WHAT THE EXERCISE ASKS:
Please retype the data in full and exactly; the pictures are not part of the copy.

COLLECTED MATERIAL:
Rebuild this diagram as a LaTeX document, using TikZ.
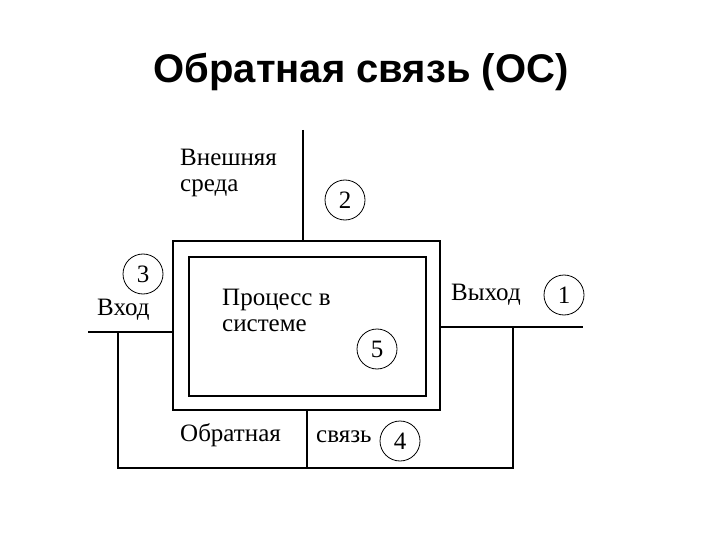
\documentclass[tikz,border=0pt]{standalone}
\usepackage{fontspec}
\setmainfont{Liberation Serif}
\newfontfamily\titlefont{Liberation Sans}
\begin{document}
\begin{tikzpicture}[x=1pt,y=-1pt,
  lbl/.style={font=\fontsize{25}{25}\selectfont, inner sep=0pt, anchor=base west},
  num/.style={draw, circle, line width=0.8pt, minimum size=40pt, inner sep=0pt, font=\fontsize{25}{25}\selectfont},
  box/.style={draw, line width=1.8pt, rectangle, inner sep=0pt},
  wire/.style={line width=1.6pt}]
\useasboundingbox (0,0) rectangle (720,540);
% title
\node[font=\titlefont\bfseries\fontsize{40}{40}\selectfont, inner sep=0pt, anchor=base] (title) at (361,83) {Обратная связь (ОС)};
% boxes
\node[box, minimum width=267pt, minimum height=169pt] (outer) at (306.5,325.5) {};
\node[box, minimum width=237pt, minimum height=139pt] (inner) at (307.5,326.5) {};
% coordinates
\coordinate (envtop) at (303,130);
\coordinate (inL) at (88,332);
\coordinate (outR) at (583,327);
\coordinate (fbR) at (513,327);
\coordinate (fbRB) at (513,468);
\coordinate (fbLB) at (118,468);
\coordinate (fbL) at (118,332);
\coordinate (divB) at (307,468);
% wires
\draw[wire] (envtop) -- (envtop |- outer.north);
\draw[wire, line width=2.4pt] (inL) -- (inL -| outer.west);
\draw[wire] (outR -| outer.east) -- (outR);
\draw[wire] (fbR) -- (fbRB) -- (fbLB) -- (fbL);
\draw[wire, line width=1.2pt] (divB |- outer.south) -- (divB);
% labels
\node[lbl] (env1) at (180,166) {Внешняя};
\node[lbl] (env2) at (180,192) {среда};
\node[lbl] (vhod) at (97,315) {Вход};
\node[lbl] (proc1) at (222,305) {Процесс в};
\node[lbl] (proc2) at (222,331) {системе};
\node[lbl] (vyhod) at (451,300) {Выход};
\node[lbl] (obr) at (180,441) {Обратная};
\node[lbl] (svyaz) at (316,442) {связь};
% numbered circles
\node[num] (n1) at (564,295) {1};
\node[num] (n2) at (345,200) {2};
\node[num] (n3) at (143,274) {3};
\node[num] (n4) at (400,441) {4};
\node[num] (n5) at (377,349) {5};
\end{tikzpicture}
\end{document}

CORRECT RESPONSE:
Rebuild this diagram as a LaTeX document, using TikZ.
\documentclass[tikz,border=0pt]{standalone}
\usepackage{fontspec}
\setmainfont{Liberation Serif}
\newfontfamily\titlefont{Liberation Sans}
\begin{document}
\begin{tikzpicture}[x=1pt,y=-1pt,
  lbl/.style={font=\fontsize{25}{25}\selectfont, inner sep=0pt, anchor=base west},
  num/.style={draw, circle, line width=0.8pt, minimum size=40pt, inner sep=0pt, font=\fontsize{25}{25}\selectfont},
  box/.style={draw, line width=1.8pt, rectangle, inner sep=0pt},
  wire/.style={line width=1.6pt}]
\useasboundingbox (0,0) rectangle (720,540);
% title
\node[font=\titlefont\bfseries\fontsize{40}{40}\selectfont, inner sep=0pt, anchor=base] (title) at (361,83) {Обратная связь (ОС)};
% boxes
\node[box, minimum width=267pt, minimum height=169pt] (outer) at (306.5,325.5) {};
\node[box, minimum width=237pt, minimum height=139pt] (inner) at (307.5,326.5) {};
% coordinates
\coordinate (envtop) at (303,130);
\coordinate (inL) at (88,332);
\coordinate (outR) at (583,327);
\coordinate (fbR) at (513,327);
\coordinate (fbRB) at (513,468);
\coordinate (fbLB) at (118,468);
\coordinate (fbL) at (118,332);
\coordinate (divB) at (307,468);
% wires
\draw[wire] (envtop) -- (envtop |- outer.north);
\draw[wire, line width=2.4pt] (inL) -- (inL -| outer.west);
\draw[wire] (outR -| outer.east) -- (outR);
\draw[wire] (fbR) -- (fbRB) -- (fbLB) -- (fbL);
\draw[wire, line width=1.2pt] (divB |- outer.south) -- (divB);
% labels
\node[lbl] (env1) at (180,166) {Внешняя};
\node[lbl] (env2) at (180,192) {среда};
\node[lbl] (vhod) at (97,315) {Вход};
\node[lbl] (proc1) at (222,305) {Процесс в};
\node[lbl] (proc2) at (222,331) {системе};
\node[lbl] (vyhod) at (451,300) {Выход};
\node[lbl] (obr) at (180,441) {Обратная};
\node[lbl] (svyaz) at (316,442) {связь};
% numbered circles
\node[num] (n1) at (564,295) {1};
\node[num] (n2) at (345,200) {2};
\node[num] (n3) at (143,274) {3};
\node[num] (n4) at (400,441) {4};
\node[num] (n5) at (377,349) {5};
\end{tikzpicture}
\end{document}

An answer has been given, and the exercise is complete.